A grande maioria dos decisores inquiridos pela Accenture, neste estudo internacional, confirma que a sustentabilidade é crítica para o sucesso de negócio. Que caminho falta ainda percorrer para que esta visão estratégica domine no mercado nacional?
Quando, daqui a alguns anos, se tiver um benchmarking do percurso e resultados obtidos por empresas que adoptaram estratégias de sustentabilidade, estou certo de que a adesão poderá ser massiva. De momento é algo que depende da apetência, interesse e disponibilidade dos líderes, accionistas ou gestores.

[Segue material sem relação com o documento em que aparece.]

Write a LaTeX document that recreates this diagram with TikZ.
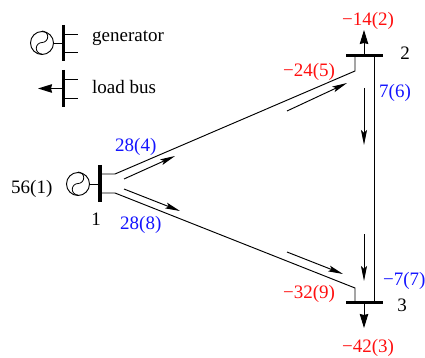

Quais são, na sua perspectiva, as motivações mais fortes para as empresas fazerem investimentos em iniciativas sustentáveis: exigência dos consumidores, preocupações ambientais e sociais, reconhecimento da marca, ou expansão no mercado através da aposta em novas áreas de produto e em novos mercados geográficos?
Uma estrategia de sustentabilidade não é uma opção táctica nem irá conduzir, obrigatoriamente, à melhoria do lucro no curto-prazo. Mas seguramente que conduzirá à obtenção de maior valor económico no longo-prazo.

As motivações que estão por detrás de uma estratégia destas são muito distintas, sendo as principais as que estão invocadas na pergunta. Mas a definitiva adopção deve ser uma resposta estratégica, a prazo, e conduzida com firmeza e persistência. Os principais impactos serão um maior valor economico e o reconhecimento de todos os stakeholders.